A razão disso parece ser a resistência dos militares em subordinarem-se às forças de segurança. Um chefe militar até já disse no Parlamento que mal tinha lido a Constituição...
Não ouvi isso e não faço qualquer comentário a uma declaração dessas.
Em 2012 teve de ser feita uma lei para clarificar uma área onde interveio diretamente há duas décadas...
Em 2002 criaram-se o Sistema de Autoridade Marítima e um conselho, presidido pelo ministro da Defesa, que era uma base de diálogo entre todas as forças que tinham a ver com as questões marítimas na costa. Curiosamente, penso que nunca reuniu...
O poder político tem medo das Forças Armadas, como diz Vasco Lourenço?
Eu fiz a lei, é o que posso dizer. Não respondo pelos outros.
Década e meia após o fim do Serviço Militar Obrigatório, como avalia o processo de profissionalização? Defende o seu regresso ou variante desse modelo?
É um problema complexo.
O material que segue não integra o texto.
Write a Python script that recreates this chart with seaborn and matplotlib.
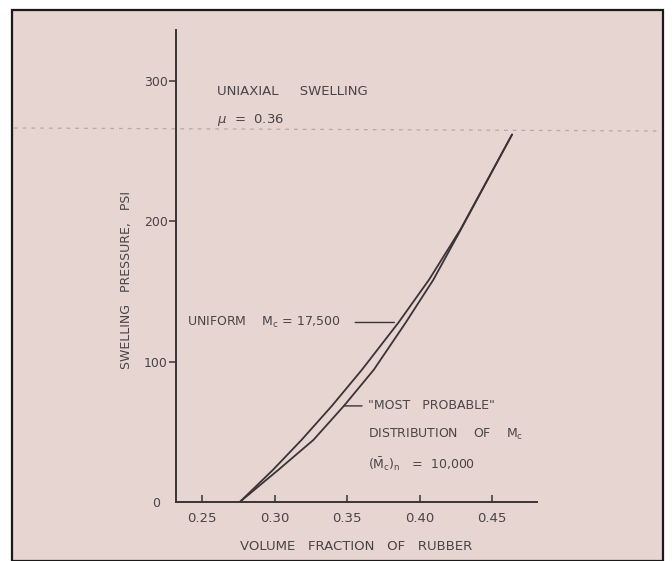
import matplotlib
matplotlib.use("Agg")
import matplotlib.pyplot as plt
import seaborn as sns
import pandas as pd
from matplotlib.patches import Rectangle
from matplotlib.lines import Line2D

# ---- data ----
uniform_x = [0.276, 0.2988, 0.3186, 0.3395, 0.3602, 0.3855, 0.4065, 0.4282, 0.4638]
uniform_y = [0, 22.8, 44.2, 68.4, 94.1, 127.8, 158.2, 194.0, 261.6]
probable_x = [0.276, 0.3025, 0.3268, 0.3478, 0.3684, 0.3905, 0.4095, 0.4285, 0.4638]
probable_y = [0, 22.8, 44.2, 68.4, 94.1, 127.8, 158.2, 194.0, 261.6]
x_ticks = [0.25, 0.30, 0.35, 0.40, 0.45]
x_tick_labels = ["0.25", "0.30", "0.35", "0.40", "0.45"]
y_ticks = [0, 100, 200, 300]
y_tick_labels = ["0", "100", "200", "300"]

df = pd.concat([
    pd.DataFrame({"x": uniform_x, "y": uniform_y, "series": "uniform"}),
    pd.DataFrame({"x": probable_x, "y": probable_y, "series": "probable"}),
])

sns.set_theme(style="ticks")
plt.rcParams["font.family"] = ["DejaVu Sans"]
plt.rcParams["mathtext.fontset"] = "dejavusans"

ink = "#3a3436"
paper = "#e7d5d1"
tc = "#4a4446"

fig = plt.figure(figsize=(6.72, 5.61), dpi=100, facecolor="white")
fig.patches.append(Rectangle((12 / 672, 0), (663 - 12) / 672, 1 - 10 / 561,
                             transform=fig.transFigure, facecolor=paper,
                             edgecolor="#1a1a1a", linewidth=1.6, zorder=-10))
fig.lines.append(Line2D([14 / 672, 661 / 672], [1 - 128 / 561, 1 - 131 / 561],
                        transform=fig.transFigure, color="#b9a9a6",
                        linewidth=0.9, linestyle=(0, (3, 4)), zorder=-5))

ax = fig.add_axes([176 / 672, 1 - 502 / 561, (537 - 176) / 672, (502 - 30) / 561])
ax.set_facecolor("none")

sns.lineplot(data=df, x="x", y="y", hue="series", estimator=None, sort=False,
             palette={"uniform": ink, "probable": ink}, linewidth=1.3,
             legend=False, ax=ax)
for ln in ax.get_lines():
    ln.set_solid_joinstyle("round")

ax.set_xlim(0.232, 0.481)
ax.set_ylim(0, 336)
for s in ["top", "right"]:
    ax.spines[s].set_visible(False)
for s in ["left", "bottom"]:
    ax.spines[s].set_color(ink)
    ax.spines[s].set_linewidth(1.4)

ax.set_xticks(x_ticks)
ax.set_xticklabels(x_tick_labels)
ax.set_yticks(y_ticks)
ax.set_yticklabels(y_tick_labels)
ax.tick_params(axis="x", direction="in", length=5, width=1.1, color=ink,
               labelsize=9.5, labelcolor=tc, pad=7)
ax.tick_params(axis="y", direction="out", length=5, width=1.1, color=ink,
               labelsize=9, labelcolor=tc, pad=1)
ax.yaxis.get_major_ticks()[0].tick1line.set_visible(False)
ax.yaxis.get_major_ticks()[0].label1.set_x(-0.02)

ax.set_xlabel("VOLUME   FRACTION   OF   RUBBER", fontsize=9.5, color=tc, labelpad=11)
ax.set_ylabel("SWELLING   PRESSURE,   PSI", fontsize=9, color=tc)
ax.yaxis.set_label_coords(-0.12, 0.47)

ax.text(0.2605, 292, "UNIAXIAL     SWELLING", fontsize=9.5, color=tc, va="center")
ax.text(0.2600, 272, r"$\mu$  =  0.36", fontsize=9.5, color=tc, va="center")

ax.annotate("UNIFORM    $\\mathregular{M_c}$ = 17,500", xy=(0.3855, 127.8),
            xytext=(0.2395, 127.8), fontsize=9, color=tc, va="center",
            arrowprops=dict(arrowstyle="-", color=ink, lw=1.0, shrinkA=8, shrinkB=3))
ax.annotate("\"MOST   PROBABLE\"", xy=(0.3478, 68.4), xytext=(0.3645, 68.4),
            fontsize=9, color=tc, va="center",
            arrowprops=dict(arrowstyle="-", color=ink, lw=1.0, shrinkA=2, shrinkB=0))
ax.text(0.3645, 48, "DISTRIBUTION    OF    $\\mathregular{M_c}$", fontsize=9,
        color=tc, va="center")
ax.text(0.3645, 27, "$\\mathregular{(\\bar{M}_c)_n}$   =  10,000", fontsize=9,
        color=tc, va="center")

fig.savefig("out.png", dpi=100, facecolor=fig.get_facecolor())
Não sou avesso a que exista um serviço militar obrigatório, mas nos tempos atuais será mais interessante desenvolver um serviço cívico, que possa até conter uma parte relacionada com as Forças Armadas e que desse noções sobre o interesse de participar nas várias áreas. Falemos dos fogos: se houvesse um serviço cívico que pudesse ajudar na vigilância das florestas ou pudesse colaborar na Proteção Civil, no INEM ou instituições de solidariedade social, um serviço cívico pode ser uma maneira interessante de também ajudar naquilo que é o recrutamento para as Forças Armadas.
Vê o desinvestimento na Defesa como desinteresse político?
Tem havido altos e baixos. De maneira geral tem-se procurado levar por diante o que é essencial nas capacidades das Forças Armadas. Mas houve momentos de aplicação da Lei de Programação Militar que nos deixaram perplexos: desistirmos do programa cooperativo como o [da aeronave] A400M não foi positivo e do [helicóptero] NH90 também não. A não concretização do navio polivalente logístico, componente essencial do sistema de forças, ou cancelar o programa das viaturas blindadas Pandur a meio também não... houve dificuldades financeiras mas também estas decisões.